Start of Data excerpts

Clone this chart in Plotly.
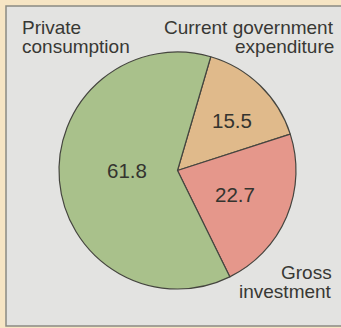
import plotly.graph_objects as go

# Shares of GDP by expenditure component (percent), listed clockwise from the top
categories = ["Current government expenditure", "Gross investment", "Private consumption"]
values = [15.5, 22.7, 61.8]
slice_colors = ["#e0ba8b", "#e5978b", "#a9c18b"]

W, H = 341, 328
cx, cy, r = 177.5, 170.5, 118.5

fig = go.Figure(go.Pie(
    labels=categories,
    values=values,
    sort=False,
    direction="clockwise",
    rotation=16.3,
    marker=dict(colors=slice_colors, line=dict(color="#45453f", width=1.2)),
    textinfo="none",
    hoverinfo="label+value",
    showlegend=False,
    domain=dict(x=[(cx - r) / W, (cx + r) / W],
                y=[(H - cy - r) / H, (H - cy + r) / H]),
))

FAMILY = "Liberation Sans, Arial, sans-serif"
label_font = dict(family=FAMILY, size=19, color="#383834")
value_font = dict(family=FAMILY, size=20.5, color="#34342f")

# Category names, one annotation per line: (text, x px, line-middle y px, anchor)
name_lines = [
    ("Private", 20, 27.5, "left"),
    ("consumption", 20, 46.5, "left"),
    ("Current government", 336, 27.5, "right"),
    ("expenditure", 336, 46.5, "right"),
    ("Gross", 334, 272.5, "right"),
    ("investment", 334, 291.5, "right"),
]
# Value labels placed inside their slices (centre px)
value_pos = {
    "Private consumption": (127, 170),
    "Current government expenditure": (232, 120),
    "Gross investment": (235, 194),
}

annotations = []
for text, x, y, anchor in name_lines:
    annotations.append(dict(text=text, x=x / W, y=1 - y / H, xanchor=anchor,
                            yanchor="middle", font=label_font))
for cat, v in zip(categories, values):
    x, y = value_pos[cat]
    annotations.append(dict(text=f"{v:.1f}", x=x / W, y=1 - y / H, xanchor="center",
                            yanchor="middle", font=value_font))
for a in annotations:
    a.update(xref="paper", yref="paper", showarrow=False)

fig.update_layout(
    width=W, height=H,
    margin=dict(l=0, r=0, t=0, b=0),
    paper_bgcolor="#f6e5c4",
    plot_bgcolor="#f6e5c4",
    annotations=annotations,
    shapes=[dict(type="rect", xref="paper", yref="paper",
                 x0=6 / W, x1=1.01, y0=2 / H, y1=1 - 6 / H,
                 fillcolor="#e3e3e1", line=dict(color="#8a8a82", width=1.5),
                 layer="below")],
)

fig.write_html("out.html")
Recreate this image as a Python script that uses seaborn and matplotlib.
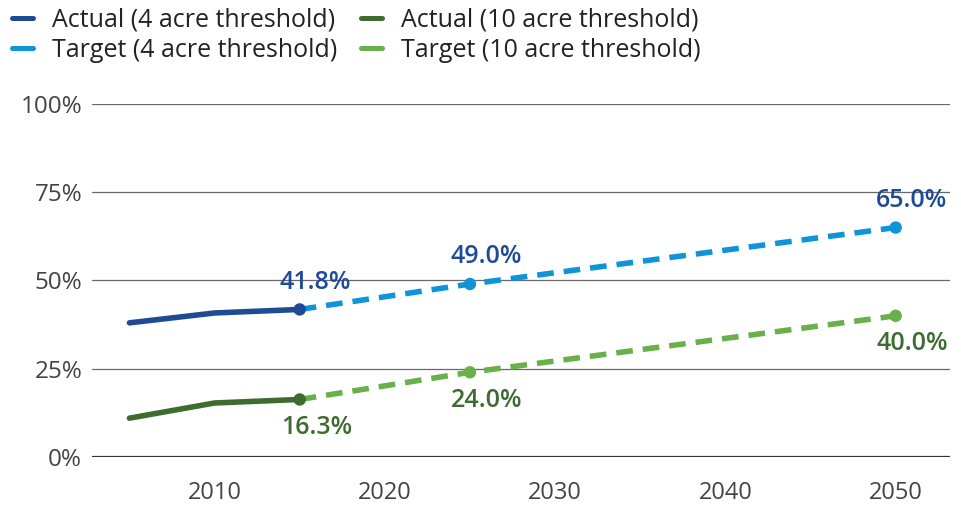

End of Data excerpts

* **Task instructions**:
Skip the pictures. Restate exactly the lines from the start of the entries through the line containing "cx, cy, r = 177.5, 170.5, 118.5", both ends included.

* **Reply**:
Clone this chart in Plotly.
import plotly.graph_objects as go

# Shares of GDP by expenditure component (percent), listed clockwise from the top
categories = ["Current government expenditure", "Gross investment", "Private consumption"]
values = [15.5, 22.7, 61.8]
slice_colors = ["#e0ba8b", "#e5978b", "#a9c18b"]

W, H = 341, 328
cx, cy, r = 177.5, 170.5, 118.5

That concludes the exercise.